I am going to try to keep this as specific as possible but it is kind of a general question as well. I have a heavily skewed dataset in the order of { 'Class 0': 0.987, 'Class 1':0.012 }
I would like to have a set of classifiers that work well on such datasets and then create an ensemble learner of those models. I do not think I want to oversample or undersample. I definitely dont want to SMOTE because they don't scale well for high dimensional data/ or result in a very large number of data points. I want to use a cost sensitive approach to creating my classifiers and hence came across the class_weight=balanced
parameter in the scikit-learn
library. However, it doesn't seem to be helping me much because my F1 scores are still very terrible (in the range of 0.02 etc.) I have also tried using sklearn.utils.class_weight.compute_class_weight
to manually calculate the weights, store them in a dictionary and pass it as a parameter to the class_weight
parameter, however I see no improvement in F1 score and my False Positives are still very high(around 5k) and everything else quite low(less than 50). I don't understand what I am missing. Am I implementing something wrong? What else can I do to tackle my problem? When I change my evaluation metric from f1_score(average='binary')
to f1_score(average='weighted')
the F1 score increases from ~0.02 to ~98.66, which I think is probably wrong.
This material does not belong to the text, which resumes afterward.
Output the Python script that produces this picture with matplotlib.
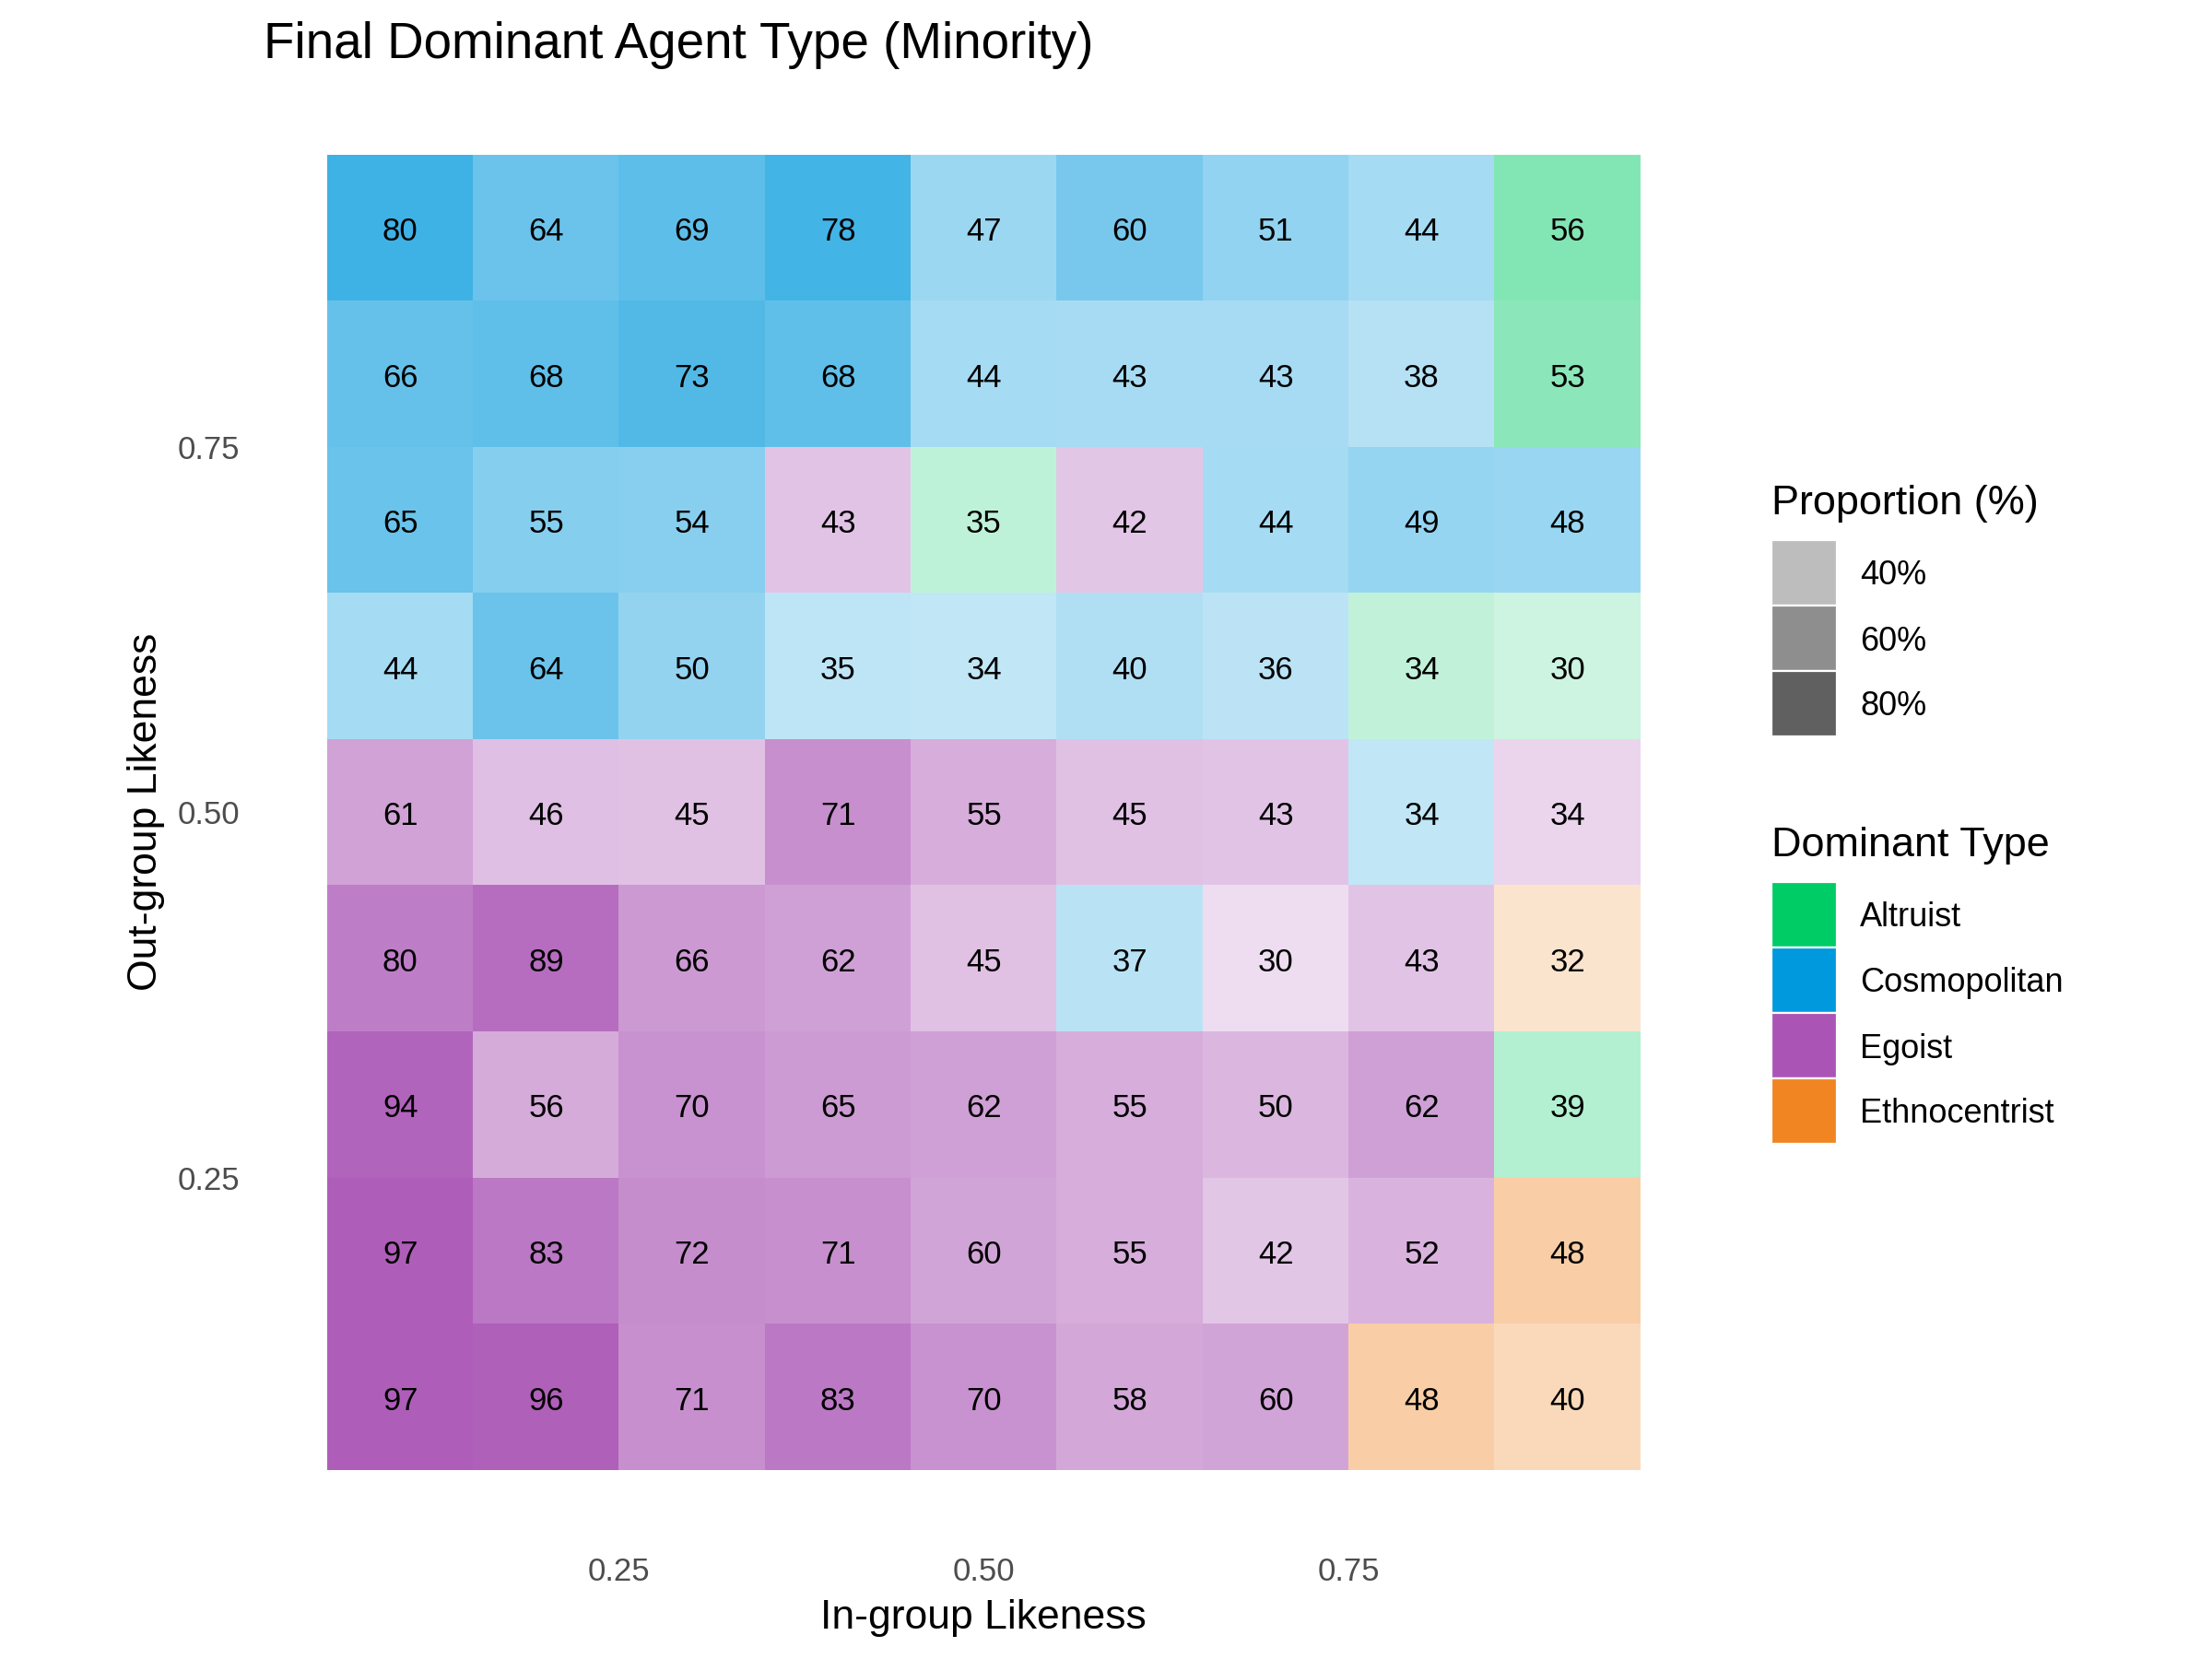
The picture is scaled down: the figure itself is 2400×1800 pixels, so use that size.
import numpy as np
import matplotlib
matplotlib.use("Agg")
import matplotlib.pyplot as plt
from matplotlib.colors import to_rgba
from matplotlib.patches import Rectangle

plt.rcParams['font.family'] = ['Liberation Sans', 'DejaVu Sans']

# tile centres
in_group = [0.1, 0.2, 0.3, 0.4, 0.5, 0.6, 0.7, 0.8, 0.9]
out_group = [0.9, 0.8, 0.7, 0.6, 0.5, 0.4, 0.3, 0.2, 0.1]   # rows listed top to bottom

# proportion (%) of the dominant type, rows from out-group 0.9 down to 0.1
proportion = [
    [80, 64, 69, 78, 47, 60, 51, 44, 56],
    [66, 68, 73, 68, 44, 43, 43, 38, 53],
    [65, 55, 54, 43, 35, 42, 44, 49, 48],
    [44, 64, 50, 35, 34, 40, 36, 34, 30],
    [61, 46, 45, 71, 55, 45, 43, 34, 34],
    [80, 89, 66, 62, 45, 37, 30, 43, 32],
    [94, 56, 70, 65, 62, 55, 50, 62, 39],
    [97, 83, 72, 71, 60, 55, 42, 52, 48],
    [97, 96, 71, 83, 70, 58, 60, 48, 40],
]
# A = Altruist, C = Cosmopolitan, G = Egoist, E = Ethnocentrist
dominant = [
    "CCCCCCCCA",
    "CCCCCCCCA",
    "CCCGAGCCC",
    "CCCCCCCAA",
    "GGGGGGGCG",
    "GGGGGCGGE",
    "GGGGGGGGA",
    "GGGGGGGGE",
    "GGGGGGGEE",
]
type_names = ["Altruist", "Cosmopolitan", "Egoist", "Ethnocentrist"]
type_codes = ["A", "C", "G", "E"]
type_colors = ["#00CC66", "#0099DD", "#AA55B5", "#F08522"]
legend_props = [40, 60, 80]
x_ticks = [0.25, 0.50, 0.75]
y_ticks = [0.25, 0.50, 0.75]

prop = np.array(proportion, dtype=float)
pmin, pmax = prop.min(), prop.max()


def alpha_of(p):
    # like scale_alpha(range = c(0.2, 0.95))
    return 0.2 + (p - pmin) / (pmax - pmin) * 0.75


code_color = dict(zip(type_codes, type_colors))
rgba = np.zeros((len(out_group), len(in_group), 4))
for i in range(len(out_group)):
    for j in range(len(in_group)):
        r, g, b, _ = to_rgba(code_color[dominant[i][j]])
        rgba[i, j] = (r, g, b, alpha_of(prop[i, j]))

W, H = 2400, 1800
fig = plt.figure(figsize=(12, 9), dpi=200)

def fx(px):
    return px / W

def fy(py):
    return 1 - py / H

ax = fig.add_axes([fx(355), fy(1595), fx(1780) - fx(355), fy(168) - fy(1595)])
step = in_group[1] - in_group[0]
ax.imshow(rgba, extent=(in_group[0] - step / 2, in_group[-1] + step / 2,
                        out_group[-1] - step / 2, out_group[0] + step / 2),
          origin='upper', interpolation='nearest', aspect='auto')

# numbers sit on the baseline, nudged so the digits are centred like in ggplot
for i, yv in enumerate(out_group):
    for j, xv in enumerate(in_group):
        ax.annotate("%d" % proportion[i][j], (xv, yv), xytext=(0, -5.0),
                    textcoords='offset points', ha='center', va='baseline',
                    fontsize=12.5, color='black')

ax.set_xlim(0.05, 0.95)
ax.set_ylim(0.05, 0.95)
ax.set_xticks(x_ticks)
ax.set_xticklabels(["%.2f" % t for t in x_ticks])
ax.set_yticks(y_ticks)
ax.set_yticklabels(["%.2f" % t for t in y_ticks])
ax.tick_params(length=0, pad=34, labelsize=12.5, labelcolor='#4D4D4D')
for s in ax.spines.values():
    s.set_visible(False)

fig.text(fx(286), fy(63), "Final Dominant Agent Type (Minority)", fontsize=19.7,
         ha='left', va='baseline')
fig.text(fx(1067), fy(1767), "In-group Likeness", fontsize=16,
         ha='center', va='baseline')
fig.text(fx(170), fy(881), "Out-group Likeness", fontsize=16, rotation=90,
         rotation_mode='anchor', ha='center', va='baseline')

# legends drawn by hand, ggplot style
key_w, key_h = 71, 71
grey_base = to_rgba("#2E2E2E")[:3]
fig.text(fx(1922), fy(558), "Proportion (%)", fontsize=16.2, ha='left', va='baseline')
top = 586
for k, p in enumerate(legend_props):
    y0 = top + k * key_h
    fig.patches.append(Rectangle((fx(1922), fy(y0 + key_h)), key_w / W, key_h / H,
                                 transform=fig.transFigure, facecolor=grey_base + (alpha_of(p),),
                                 edgecolor='white', linewidth=0.8))
    fig.text(fx(2018), fy(y0 + key_h / 2 + 13), "%d%%" % p, fontsize=13,
             ha='left', va='baseline')

fig.text(fx(1922), fy(929), "Dominant Type", fontsize=16.2, ha='left', va='baseline')
top = 957
for k, (name, col) in enumerate(zip(type_names, type_colors)):
    y0 = top + k * key_h
    fig.patches.append(Rectangle((fx(1922), fy(y0 + key_h)), key_w / W, key_h / H,
                                 transform=fig.transFigure, facecolor=col,
                                 edgecolor='white', linewidth=0.8))
    fig.text(fx(2018), fy(y0 + key_h / 2 + 13), name, fontsize=13,
             ha='left', va='baseline')

fig.savefig("out.png", dpi=200, facecolor='white')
Any kind of help including references to how I could tackle this problem will be very helpful.
I am trying to implement XGBOOST, CATBoost, LightGBM, Logistic Regression,SVC('linear'),Random Forest Classifiers
I realized that this question arose due to pure naivete. I resolved my problem by using the
imbalanced-learn
Python library. Algorithms likeimblearn.ensemble.EasyEnsembleClassifier
are a godsend when it comes to heavy imbalanced classification where the minority class is more important than the majority class. For anyone having troubles like this I suggest trying to find a different algorithm other than your usual favorites that will help you solve your problem.